# start of Given data
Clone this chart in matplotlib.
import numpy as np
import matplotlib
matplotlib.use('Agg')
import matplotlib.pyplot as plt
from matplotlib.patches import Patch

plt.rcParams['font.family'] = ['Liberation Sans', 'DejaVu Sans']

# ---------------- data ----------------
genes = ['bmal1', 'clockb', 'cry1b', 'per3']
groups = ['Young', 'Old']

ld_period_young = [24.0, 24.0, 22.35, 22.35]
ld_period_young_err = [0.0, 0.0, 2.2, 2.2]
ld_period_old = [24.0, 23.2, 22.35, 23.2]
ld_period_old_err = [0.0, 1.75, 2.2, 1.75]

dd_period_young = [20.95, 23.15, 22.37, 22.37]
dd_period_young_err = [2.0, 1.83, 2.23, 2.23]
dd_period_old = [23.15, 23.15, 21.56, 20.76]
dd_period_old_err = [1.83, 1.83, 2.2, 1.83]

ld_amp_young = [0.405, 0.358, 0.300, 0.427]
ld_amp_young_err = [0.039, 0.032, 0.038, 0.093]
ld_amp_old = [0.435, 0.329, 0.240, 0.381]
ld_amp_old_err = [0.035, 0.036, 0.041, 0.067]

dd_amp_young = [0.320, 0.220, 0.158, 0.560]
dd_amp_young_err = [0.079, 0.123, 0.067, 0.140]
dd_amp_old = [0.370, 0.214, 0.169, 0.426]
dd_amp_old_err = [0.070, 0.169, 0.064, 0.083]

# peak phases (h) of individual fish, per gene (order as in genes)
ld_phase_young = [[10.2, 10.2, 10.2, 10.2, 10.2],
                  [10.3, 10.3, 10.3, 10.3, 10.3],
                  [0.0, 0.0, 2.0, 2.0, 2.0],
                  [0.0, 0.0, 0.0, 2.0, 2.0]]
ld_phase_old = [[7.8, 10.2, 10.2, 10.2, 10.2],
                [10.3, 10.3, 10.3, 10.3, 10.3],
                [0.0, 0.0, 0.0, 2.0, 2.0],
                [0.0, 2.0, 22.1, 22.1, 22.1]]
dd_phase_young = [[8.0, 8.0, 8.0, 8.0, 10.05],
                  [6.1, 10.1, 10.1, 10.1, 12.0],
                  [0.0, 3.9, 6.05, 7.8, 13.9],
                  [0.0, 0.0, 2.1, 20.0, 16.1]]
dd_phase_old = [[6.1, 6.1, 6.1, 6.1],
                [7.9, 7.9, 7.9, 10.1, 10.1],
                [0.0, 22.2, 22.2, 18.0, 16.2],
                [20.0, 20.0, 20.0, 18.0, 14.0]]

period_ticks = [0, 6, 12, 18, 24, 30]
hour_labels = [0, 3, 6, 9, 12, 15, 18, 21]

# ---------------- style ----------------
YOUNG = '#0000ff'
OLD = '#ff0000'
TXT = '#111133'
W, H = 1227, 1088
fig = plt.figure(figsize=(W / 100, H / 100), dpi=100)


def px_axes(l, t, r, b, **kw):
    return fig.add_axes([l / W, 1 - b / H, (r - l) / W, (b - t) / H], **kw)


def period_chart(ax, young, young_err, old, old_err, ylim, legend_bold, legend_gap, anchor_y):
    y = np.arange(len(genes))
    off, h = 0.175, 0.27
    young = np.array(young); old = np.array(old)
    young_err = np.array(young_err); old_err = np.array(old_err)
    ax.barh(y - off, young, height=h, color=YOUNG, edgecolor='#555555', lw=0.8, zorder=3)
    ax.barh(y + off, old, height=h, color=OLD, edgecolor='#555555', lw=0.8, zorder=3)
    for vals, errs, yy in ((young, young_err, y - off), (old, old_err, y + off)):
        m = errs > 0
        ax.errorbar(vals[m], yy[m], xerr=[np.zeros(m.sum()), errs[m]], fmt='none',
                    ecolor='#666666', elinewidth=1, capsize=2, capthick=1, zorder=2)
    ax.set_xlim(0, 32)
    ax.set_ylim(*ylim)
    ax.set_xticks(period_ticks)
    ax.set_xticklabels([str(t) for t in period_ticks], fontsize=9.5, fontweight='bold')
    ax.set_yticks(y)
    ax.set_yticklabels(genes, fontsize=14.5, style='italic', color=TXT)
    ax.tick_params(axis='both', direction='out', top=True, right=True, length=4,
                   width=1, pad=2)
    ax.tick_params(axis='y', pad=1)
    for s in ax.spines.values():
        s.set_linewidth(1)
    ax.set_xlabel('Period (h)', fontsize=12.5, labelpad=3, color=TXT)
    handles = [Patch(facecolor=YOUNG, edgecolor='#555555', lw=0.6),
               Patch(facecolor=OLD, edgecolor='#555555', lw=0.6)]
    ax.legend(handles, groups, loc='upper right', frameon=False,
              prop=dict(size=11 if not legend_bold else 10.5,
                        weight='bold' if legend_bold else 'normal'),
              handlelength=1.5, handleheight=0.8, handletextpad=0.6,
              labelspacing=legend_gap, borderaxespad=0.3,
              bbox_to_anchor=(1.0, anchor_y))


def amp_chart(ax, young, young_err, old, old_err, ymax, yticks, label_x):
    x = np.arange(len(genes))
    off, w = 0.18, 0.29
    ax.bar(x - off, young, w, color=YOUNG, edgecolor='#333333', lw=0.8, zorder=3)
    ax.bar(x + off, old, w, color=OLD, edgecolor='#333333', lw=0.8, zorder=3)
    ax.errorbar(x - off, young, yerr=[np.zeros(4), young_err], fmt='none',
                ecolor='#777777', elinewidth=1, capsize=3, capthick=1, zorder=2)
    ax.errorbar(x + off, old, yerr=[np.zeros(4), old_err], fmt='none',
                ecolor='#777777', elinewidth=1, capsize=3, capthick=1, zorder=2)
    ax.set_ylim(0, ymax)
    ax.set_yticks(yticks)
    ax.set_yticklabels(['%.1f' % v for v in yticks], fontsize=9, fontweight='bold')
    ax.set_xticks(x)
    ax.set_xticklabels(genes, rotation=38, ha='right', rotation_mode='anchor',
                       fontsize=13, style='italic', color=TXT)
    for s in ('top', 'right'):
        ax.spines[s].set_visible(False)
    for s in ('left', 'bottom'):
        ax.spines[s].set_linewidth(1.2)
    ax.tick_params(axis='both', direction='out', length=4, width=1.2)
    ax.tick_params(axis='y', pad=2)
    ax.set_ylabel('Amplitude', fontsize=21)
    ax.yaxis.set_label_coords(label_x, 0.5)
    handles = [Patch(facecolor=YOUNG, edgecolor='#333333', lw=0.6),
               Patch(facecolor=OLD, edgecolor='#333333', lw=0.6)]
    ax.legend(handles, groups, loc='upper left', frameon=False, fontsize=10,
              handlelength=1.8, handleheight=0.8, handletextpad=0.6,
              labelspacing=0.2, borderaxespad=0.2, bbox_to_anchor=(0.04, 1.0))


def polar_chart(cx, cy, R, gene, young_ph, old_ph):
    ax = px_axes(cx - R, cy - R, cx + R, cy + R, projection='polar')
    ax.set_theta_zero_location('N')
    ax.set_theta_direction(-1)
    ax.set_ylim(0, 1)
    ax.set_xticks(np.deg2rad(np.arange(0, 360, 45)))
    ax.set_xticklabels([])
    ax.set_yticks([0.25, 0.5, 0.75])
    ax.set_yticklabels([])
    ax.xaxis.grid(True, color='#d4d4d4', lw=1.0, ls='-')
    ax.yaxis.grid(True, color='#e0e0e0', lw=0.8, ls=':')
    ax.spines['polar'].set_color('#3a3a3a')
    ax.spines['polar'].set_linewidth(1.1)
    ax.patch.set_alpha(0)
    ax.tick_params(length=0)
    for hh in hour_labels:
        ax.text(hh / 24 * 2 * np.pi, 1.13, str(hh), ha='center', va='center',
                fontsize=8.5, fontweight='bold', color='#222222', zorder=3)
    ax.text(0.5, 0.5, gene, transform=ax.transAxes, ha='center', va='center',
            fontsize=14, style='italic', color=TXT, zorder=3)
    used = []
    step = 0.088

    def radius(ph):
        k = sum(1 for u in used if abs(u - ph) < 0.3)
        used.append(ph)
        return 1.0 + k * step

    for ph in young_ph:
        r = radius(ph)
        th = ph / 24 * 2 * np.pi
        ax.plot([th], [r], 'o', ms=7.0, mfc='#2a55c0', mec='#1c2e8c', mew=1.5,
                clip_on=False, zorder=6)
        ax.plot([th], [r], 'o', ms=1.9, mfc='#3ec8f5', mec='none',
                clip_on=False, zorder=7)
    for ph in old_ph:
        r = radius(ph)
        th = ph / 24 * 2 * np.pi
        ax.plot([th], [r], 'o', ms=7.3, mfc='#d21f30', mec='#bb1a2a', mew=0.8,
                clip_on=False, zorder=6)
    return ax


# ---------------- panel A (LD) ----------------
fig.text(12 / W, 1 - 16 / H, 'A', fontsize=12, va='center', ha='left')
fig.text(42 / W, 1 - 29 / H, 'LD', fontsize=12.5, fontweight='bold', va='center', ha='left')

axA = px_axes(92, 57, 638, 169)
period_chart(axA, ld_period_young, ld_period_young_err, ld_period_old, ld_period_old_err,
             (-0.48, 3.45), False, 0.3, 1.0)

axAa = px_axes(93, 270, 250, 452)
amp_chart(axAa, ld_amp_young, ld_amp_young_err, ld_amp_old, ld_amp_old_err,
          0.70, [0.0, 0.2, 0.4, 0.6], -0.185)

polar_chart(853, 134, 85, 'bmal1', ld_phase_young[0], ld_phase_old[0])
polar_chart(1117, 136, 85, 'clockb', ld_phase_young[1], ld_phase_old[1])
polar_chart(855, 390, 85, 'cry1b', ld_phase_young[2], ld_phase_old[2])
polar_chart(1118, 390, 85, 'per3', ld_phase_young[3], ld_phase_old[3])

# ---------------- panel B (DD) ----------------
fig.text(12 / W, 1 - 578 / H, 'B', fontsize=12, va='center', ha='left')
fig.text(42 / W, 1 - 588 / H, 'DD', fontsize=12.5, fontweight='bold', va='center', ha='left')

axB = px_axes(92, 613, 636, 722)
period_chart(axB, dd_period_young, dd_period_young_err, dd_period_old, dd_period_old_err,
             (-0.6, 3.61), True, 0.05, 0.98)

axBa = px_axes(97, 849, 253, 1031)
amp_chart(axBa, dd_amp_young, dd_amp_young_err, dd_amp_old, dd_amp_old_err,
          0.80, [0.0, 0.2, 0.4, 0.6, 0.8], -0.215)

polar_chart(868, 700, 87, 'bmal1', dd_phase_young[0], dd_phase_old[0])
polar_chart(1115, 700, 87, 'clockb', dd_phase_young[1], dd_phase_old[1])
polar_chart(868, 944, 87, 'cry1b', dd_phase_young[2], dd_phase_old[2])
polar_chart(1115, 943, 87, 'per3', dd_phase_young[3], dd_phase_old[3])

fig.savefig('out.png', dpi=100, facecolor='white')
# end of Given data
- **Task instructions**:
From the opening line of the data above, please print each line as written up to and including the line that contains "ld_period_old_err = [0.0, 1.75, 2.2, 1.75]", and nothing more.

- **Solution below**:
Clone this chart in matplotlib.
import numpy as np
import matplotlib
matplotlib.use('Agg')
import matplotlib.pyplot as plt
from matplotlib.patches import Patch

plt.rcParams['font.family'] = ['Liberation Sans', 'DejaVu Sans']

# ---------------- data ----------------
genes = ['bmal1', 'clockb', 'cry1b', 'per3']
groups = ['Young', 'Old']

ld_period_young = [24.0, 24.0, 22.35, 22.35]
ld_period_young_err = [0.0, 0.0, 2.2, 2.2]
ld_period_old = [24.0, 23.2, 22.35, 23.2]
ld_period_old_err = [0.0, 1.75, 2.2, 1.75]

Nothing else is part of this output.